=== Task directions ===
Omit all pictures. Copy the rest of the material exactly.

=== Dataset records ===
— BEGIN —

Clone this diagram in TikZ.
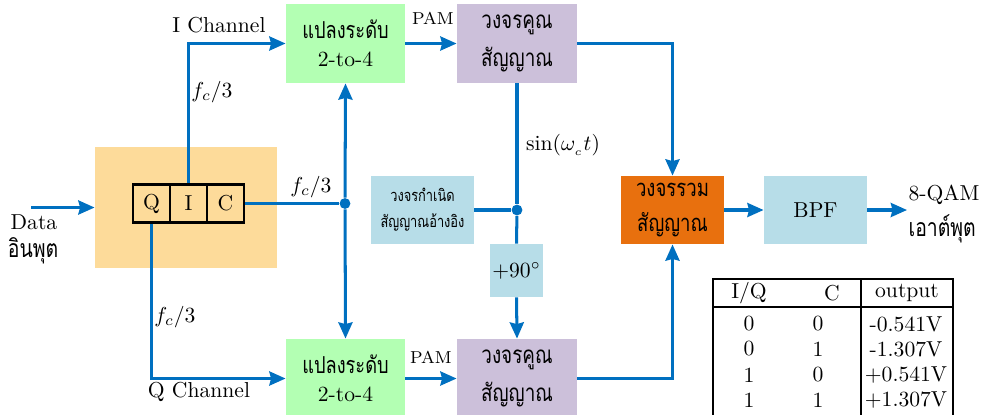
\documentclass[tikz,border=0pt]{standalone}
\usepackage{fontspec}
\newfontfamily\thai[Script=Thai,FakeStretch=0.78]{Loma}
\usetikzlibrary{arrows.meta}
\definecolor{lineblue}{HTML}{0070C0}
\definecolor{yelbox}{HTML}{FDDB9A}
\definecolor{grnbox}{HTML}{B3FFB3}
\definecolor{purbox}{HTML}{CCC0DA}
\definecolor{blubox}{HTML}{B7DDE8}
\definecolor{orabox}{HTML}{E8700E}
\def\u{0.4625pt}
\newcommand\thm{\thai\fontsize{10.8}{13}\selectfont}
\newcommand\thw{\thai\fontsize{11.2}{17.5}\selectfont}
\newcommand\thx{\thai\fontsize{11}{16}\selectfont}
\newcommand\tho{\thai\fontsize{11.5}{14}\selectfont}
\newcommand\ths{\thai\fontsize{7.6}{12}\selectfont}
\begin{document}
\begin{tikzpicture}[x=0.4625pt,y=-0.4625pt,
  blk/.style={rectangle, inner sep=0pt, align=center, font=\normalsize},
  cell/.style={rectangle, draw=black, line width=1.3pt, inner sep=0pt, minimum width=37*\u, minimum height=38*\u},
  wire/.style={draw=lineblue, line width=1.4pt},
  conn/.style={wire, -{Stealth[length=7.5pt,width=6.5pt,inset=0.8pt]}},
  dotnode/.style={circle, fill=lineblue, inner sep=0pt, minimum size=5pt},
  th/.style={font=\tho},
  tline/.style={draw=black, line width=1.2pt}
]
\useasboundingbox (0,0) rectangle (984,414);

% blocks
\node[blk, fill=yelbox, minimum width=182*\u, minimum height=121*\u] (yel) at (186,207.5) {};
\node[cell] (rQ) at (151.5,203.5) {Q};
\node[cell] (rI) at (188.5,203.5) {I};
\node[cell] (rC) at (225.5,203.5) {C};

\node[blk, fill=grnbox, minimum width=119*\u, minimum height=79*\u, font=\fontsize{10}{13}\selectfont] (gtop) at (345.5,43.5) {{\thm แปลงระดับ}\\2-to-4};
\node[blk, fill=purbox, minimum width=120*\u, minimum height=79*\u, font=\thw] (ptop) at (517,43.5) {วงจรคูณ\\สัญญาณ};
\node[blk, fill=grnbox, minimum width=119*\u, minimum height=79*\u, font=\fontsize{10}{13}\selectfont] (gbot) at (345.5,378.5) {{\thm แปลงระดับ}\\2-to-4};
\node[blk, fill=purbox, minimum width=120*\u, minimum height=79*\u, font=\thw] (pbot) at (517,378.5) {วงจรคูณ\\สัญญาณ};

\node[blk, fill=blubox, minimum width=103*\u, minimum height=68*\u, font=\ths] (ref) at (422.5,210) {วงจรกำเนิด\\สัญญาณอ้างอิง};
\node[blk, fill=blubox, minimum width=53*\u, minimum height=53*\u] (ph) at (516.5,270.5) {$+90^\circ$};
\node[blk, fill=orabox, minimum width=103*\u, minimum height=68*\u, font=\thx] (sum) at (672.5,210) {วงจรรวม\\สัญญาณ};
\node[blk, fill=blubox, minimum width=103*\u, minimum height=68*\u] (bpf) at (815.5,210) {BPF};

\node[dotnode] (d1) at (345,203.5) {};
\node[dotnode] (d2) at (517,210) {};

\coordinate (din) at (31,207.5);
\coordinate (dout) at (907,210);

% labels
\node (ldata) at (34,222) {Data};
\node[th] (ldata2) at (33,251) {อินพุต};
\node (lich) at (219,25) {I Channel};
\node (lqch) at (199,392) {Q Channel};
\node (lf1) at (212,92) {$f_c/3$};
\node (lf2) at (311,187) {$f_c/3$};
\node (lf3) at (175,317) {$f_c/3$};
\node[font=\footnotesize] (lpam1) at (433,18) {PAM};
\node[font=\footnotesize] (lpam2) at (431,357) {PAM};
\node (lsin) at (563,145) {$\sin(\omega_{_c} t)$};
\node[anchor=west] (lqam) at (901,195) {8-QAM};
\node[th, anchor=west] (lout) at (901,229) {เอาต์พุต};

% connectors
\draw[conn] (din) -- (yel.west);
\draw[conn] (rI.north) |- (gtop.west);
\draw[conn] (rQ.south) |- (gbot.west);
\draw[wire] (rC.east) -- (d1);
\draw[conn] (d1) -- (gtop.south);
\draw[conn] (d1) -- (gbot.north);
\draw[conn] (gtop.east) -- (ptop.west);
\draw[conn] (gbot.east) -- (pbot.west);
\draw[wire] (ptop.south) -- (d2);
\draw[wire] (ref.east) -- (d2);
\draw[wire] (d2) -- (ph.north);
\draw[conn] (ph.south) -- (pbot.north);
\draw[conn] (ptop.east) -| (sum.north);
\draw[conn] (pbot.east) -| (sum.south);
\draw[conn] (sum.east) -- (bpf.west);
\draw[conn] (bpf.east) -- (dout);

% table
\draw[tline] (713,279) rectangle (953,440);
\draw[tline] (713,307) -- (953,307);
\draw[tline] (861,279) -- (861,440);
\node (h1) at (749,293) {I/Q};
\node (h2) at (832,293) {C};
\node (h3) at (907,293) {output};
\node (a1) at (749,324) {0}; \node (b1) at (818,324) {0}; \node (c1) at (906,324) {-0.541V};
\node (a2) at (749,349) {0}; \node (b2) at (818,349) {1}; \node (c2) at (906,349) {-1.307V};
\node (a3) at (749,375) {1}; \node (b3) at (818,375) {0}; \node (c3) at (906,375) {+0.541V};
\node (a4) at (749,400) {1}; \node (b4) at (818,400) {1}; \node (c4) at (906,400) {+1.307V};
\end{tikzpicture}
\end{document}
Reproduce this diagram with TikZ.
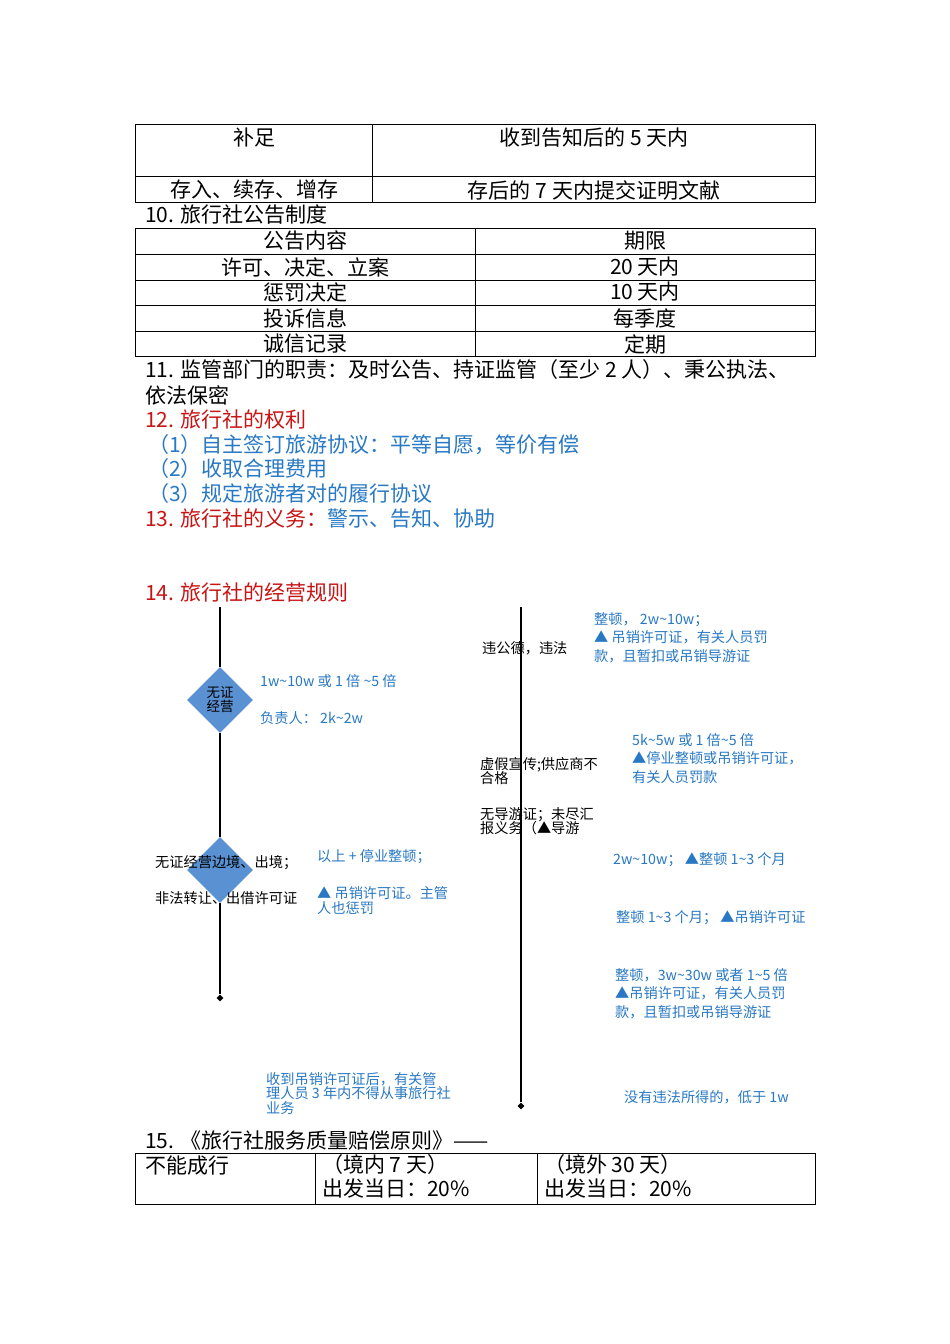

— END —

=== Answer for this exercise ===
Clone this diagram in TikZ.
\documentclass[tikz,border=0pt]{standalone}
\usepackage{fontspec}
\newfontfamily\thai[Script=Thai,FakeStretch=0.78]{Loma}
\usetikzlibrary{arrows.meta}
\definecolor{lineblue}{HTML}{0070C0}
\definecolor{yelbox}{HTML}{FDDB9A}
\definecolor{grnbox}{HTML}{B3FFB3}
\definecolor{purbox}{HTML}{CCC0DA}
\definecolor{blubox}{HTML}{B7DDE8}
\definecolor{orabox}{HTML}{E8700E}
\def\u{0.4625pt}
\newcommand\thm{\thai\fontsize{10.8}{13}\selectfont}
\newcommand\thw{\thai\fontsize{11.2}{17.5}\selectfont}
\newcommand\thx{\thai\fontsize{11}{16}\selectfont}
\newcommand\tho{\thai\fontsize{11.5}{14}\selectfont}
\newcommand\ths{\thai\fontsize{7.6}{12}\selectfont}
\begin{document}
\begin{tikzpicture}[x=0.4625pt,y=-0.4625pt,
  blk/.style={rectangle, inner sep=0pt, align=center, font=\normalsize},
  cell/.style={rectangle, draw=black, line width=1.3pt, inner sep=0pt, minimum width=37*\u, minimum height=38*\u},
  wire/.style={draw=lineblue, line width=1.4pt},
  conn/.style={wire, -{Stealth[length=7.5pt,width=6.5pt,inset=0.8pt]}},
  dotnode/.style={circle, fill=lineblue, inner sep=0pt, minimum size=5pt},
  th/.style={font=\tho},
  tline/.style={draw=black, line width=1.2pt}
]
\useasboundingbox (0,0) rectangle (984,414);

% blocks
\node[blk, fill=yelbox, minimum width=182*\u, minimum height=121*\u] (yel) at (186,207.5) {};
\node[cell] (rQ) at (151.5,203.5) {Q};
\node[cell] (rI) at (188.5,203.5) {I};
\node[cell] (rC) at (225.5,203.5) {C};

\node[blk, fill=grnbox, minimum width=119*\u, minimum height=79*\u, font=\fontsize{10}{13}\selectfont] (gtop) at (345.5,43.5) {{\thm แปลงระดับ}\\2-to-4};
\node[blk, fill=purbox, minimum width=120*\u, minimum height=79*\u, font=\thw] (ptop) at (517,43.5) {วงจรคูณ\\สัญญาณ};
\node[blk, fill=grnbox, minimum width=119*\u, minimum height=79*\u, font=\fontsize{10}{13}\selectfont] (gbot) at (345.5,378.5) {{\thm แปลงระดับ}\\2-to-4};
\node[blk, fill=purbox, minimum width=120*\u, minimum height=79*\u, font=\thw] (pbot) at (517,378.5) {วงจรคูณ\\สัญญาณ};

\node[blk, fill=blubox, minimum width=103*\u, minimum height=68*\u, font=\ths] (ref) at (422.5,210) {วงจรกำเนิด\\สัญญาณอ้างอิง};
\node[blk, fill=blubox, minimum width=53*\u, minimum height=53*\u] (ph) at (516.5,270.5) {$+90^\circ$};
\node[blk, fill=orabox, minimum width=103*\u, minimum height=68*\u, font=\thx] (sum) at (672.5,210) {วงจรรวม\\สัญญาณ};
\node[blk, fill=blubox, minimum width=103*\u, minimum height=68*\u] (bpf) at (815.5,210) {BPF};

\node[dotnode] (d1) at (345,203.5) {};
\node[dotnode] (d2) at (517,210) {};

\coordinate (din) at (31,207.5);
\coordinate (dout) at (907,210);

% labels
\node (ldata) at (34,222) {Data};
\node[th] (ldata2) at (33,251) {อินพุต};
\node (lich) at (219,25) {I Channel};
\node (lqch) at (199,392) {Q Channel};
\node (lf1) at (212,92) {$f_c/3$};
\node (lf2) at (311,187) {$f_c/3$};
\node (lf3) at (175,317) {$f_c/3$};
\node[font=\footnotesize] (lpam1) at (433,18) {PAM};
\node[font=\footnotesize] (lpam2) at (431,357) {PAM};
\node (lsin) at (563,145) {$\sin(\omega_{_c} t)$};
\node[anchor=west] (lqam) at (901,195) {8-QAM};
\node[th, anchor=west] (lout) at (901,229) {เอาต์พุต};

% connectors
\draw[conn] (din) -- (yel.west);
\draw[conn] (rI.north) |- (gtop.west);
\draw[conn] (rQ.south) |- (gbot.west);
\draw[wire] (rC.east) -- (d1);
\draw[conn] (d1) -- (gtop.south);
\draw[conn] (d1) -- (gbot.north);
\draw[conn] (gtop.east) -- (ptop.west);
\draw[conn] (gbot.east) -- (pbot.west);
\draw[wire] (ptop.south) -- (d2);
\draw[wire] (ref.east) -- (d2);
\draw[wire] (d2) -- (ph.north);
\draw[conn] (ph.south) -- (pbot.north);
\draw[conn] (ptop.east) -| (sum.north);
\draw[conn] (pbot.east) -| (sum.south);
\draw[conn] (sum.east) -- (bpf.west);
\draw[conn] (bpf.east) -- (dout);

% table
\draw[tline] (713,279) rectangle (953,440);
\draw[tline] (713,307) -- (953,307);
\draw[tline] (861,279) -- (861,440);
\node (h1) at (749,293) {I/Q};
\node (h2) at (832,293) {C};
\node (h3) at (907,293) {output};
\node (a1) at (749,324) {0}; \node (b1) at (818,324) {0}; \node (c1) at (906,324) {-0.541V};
\node (a2) at (749,349) {0}; \node (b2) at (818,349) {1}; \node (c2) at (906,349) {-1.307V};
\node (a3) at (749,375) {1}; \node (b3) at (818,375) {0}; \node (c3) at (906,375) {+0.541V};
\node (a4) at (749,400) {1}; \node (b4) at (818,400) {1}; \node (c4) at (906,400) {+1.307V};
\end{tikzpicture}
\end{document}
Reproduce this diagram with TikZ.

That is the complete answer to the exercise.